Journal entry: THURSDAY: The morning cold with strong southeast wind.
The first division commenced ferrying over the river at five o'clock and took a wagon over every fifteen minutes.
After breakfast I went over and wrote a letter for Elder Cambial to James Brown at Pueblo, then walked up to a high bluff on the northwest to view the country, but not being able to see far from it, I went to another over a mile farther northwest. Although this last was very high I could see nothing but a succession of high ranges of bluffs as far as I could see, except the narrow space through which the river winds its course.
Seeing some heavy thunder clouds rising very rapidly from the northwest I returned to camp and arrived just before the rain commenced.
Elders A. Lyman, Thomas Woolsey, John H. tippets and Roswell Stevens started at 11:15 on horses and mules for Pueblo.

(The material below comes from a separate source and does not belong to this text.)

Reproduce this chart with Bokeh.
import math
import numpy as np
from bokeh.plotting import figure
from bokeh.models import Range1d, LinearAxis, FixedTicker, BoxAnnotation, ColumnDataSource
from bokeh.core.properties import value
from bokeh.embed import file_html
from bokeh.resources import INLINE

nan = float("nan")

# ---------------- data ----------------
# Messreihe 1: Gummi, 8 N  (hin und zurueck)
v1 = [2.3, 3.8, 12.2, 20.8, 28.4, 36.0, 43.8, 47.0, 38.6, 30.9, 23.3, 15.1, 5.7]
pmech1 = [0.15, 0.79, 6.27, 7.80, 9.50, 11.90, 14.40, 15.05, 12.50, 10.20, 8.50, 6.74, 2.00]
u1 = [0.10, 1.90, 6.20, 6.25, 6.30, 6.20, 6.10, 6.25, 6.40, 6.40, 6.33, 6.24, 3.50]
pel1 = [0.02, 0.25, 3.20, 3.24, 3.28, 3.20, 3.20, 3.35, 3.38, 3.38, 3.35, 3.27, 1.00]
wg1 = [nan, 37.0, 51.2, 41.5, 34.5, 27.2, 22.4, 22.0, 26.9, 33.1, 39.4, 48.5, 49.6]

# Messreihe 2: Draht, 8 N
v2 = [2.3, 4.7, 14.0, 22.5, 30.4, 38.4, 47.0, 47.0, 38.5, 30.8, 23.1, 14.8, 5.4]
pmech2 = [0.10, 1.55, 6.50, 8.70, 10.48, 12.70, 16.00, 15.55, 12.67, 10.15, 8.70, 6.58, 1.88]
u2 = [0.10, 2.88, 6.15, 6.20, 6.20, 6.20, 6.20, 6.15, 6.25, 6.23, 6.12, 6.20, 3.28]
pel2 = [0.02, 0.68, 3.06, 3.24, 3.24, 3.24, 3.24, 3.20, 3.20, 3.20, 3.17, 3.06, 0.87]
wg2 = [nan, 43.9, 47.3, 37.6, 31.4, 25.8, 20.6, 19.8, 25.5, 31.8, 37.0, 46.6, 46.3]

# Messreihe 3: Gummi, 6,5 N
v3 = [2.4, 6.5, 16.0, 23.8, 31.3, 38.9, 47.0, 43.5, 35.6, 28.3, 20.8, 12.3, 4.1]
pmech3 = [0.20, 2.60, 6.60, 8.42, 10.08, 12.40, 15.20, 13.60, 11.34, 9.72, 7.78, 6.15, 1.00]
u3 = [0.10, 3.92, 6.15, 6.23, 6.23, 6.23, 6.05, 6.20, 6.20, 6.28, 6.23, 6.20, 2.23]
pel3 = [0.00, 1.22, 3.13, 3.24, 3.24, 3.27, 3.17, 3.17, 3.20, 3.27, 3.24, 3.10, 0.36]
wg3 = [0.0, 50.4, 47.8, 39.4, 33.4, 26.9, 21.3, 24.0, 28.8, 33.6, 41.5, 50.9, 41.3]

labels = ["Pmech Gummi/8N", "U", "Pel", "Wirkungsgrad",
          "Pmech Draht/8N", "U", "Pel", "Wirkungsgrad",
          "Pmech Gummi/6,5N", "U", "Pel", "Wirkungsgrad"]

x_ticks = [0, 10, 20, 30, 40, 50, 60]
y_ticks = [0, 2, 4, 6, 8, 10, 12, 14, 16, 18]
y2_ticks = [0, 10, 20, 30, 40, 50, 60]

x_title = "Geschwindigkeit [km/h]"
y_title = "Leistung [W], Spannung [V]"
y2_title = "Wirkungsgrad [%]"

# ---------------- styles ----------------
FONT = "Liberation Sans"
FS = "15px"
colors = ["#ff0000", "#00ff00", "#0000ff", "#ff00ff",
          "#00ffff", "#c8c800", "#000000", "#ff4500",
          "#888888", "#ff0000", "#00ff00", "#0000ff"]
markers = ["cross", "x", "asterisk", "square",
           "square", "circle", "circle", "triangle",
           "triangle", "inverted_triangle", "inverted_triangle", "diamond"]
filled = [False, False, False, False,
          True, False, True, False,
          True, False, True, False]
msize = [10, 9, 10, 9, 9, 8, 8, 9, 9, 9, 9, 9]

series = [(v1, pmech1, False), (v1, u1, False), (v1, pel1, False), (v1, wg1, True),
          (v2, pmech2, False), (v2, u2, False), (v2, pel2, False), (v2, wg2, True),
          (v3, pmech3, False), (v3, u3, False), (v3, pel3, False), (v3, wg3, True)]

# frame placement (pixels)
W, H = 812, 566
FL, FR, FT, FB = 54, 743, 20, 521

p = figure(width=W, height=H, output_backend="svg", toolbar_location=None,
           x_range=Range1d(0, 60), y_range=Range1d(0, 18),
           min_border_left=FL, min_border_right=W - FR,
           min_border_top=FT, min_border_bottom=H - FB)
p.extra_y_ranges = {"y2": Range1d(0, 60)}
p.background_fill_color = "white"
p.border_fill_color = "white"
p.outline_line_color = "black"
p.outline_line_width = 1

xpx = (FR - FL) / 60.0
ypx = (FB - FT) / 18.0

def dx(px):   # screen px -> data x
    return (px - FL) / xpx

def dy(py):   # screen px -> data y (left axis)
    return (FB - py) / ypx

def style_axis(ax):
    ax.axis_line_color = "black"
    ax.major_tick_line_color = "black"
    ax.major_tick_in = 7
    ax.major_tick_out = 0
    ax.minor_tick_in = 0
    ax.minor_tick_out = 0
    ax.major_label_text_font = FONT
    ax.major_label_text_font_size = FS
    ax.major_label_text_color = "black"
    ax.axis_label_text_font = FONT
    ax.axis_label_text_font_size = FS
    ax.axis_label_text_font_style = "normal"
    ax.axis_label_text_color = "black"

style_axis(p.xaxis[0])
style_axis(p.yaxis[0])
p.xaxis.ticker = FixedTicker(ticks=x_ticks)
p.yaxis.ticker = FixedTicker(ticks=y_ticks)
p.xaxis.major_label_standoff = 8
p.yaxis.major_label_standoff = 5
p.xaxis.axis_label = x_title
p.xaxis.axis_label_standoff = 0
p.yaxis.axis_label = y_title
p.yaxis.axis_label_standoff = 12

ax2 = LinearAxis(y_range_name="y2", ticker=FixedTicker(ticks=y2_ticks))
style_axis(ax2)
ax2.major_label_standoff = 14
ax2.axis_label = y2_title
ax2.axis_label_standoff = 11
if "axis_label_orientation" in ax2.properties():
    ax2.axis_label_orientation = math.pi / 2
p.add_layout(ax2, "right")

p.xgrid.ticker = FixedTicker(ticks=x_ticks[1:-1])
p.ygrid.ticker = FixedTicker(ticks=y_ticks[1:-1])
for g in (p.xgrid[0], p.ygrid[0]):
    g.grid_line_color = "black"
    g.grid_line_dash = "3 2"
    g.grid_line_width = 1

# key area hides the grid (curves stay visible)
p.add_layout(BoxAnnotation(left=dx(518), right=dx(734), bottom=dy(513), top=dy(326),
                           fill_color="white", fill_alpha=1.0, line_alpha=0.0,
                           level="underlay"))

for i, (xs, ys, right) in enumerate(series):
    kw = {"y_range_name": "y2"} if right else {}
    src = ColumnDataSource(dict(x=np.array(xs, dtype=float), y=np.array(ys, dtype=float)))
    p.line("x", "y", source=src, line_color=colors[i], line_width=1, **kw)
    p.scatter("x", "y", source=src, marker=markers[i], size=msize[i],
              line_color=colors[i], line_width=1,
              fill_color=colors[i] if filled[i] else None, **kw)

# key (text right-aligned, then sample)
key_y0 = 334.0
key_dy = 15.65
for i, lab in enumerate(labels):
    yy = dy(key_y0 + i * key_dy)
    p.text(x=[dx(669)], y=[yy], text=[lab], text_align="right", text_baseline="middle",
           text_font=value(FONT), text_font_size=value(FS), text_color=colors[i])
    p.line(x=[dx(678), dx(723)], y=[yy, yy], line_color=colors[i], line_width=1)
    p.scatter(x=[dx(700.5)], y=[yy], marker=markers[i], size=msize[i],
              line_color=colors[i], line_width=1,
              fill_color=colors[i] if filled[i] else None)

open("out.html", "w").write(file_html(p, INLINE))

President Young, Cambial, Richards and Prate accompanied them to the Laramie fork and then held a council, kneeled down and dedicated them to God and blessed them. The four then forded the river and went on their journey, the others returned to camp.
At half past 1:00 p.m. it commenced raining heavily accompanied by hail, lightning and very loud thunder, which lasted till 3:30 p.m. During the loud thunder, the horses were mostly secured in the old fort.
The ferrying ceased till it was fair again, and about five o'clock the first division were all over. The boat was then manned by the second division, John S. Higbee, captain. They averaged a wagon across in eleven minutes and one in ten minutes and one in ten minutes and twenty seconds. The quickest trip made by the first division was thirteen minutes.
About seven o'clock it commenced raining again from the southeast and rained heavily, consequently the brethren quit ferrying, leaving three companies of about fifteen wagons on the other side. All the wagons would have been taken over today if it had not been stormy.
There is a report come in that there are 2,000 wagons on the road to Oregon, but a little distance behind, but we are satisfied the report is exaggerated. There are eighteen wagons camped about three miles below and one of the men who has come to the fort says that they have counted over 500 wagons. They have lost four horses by the Indians.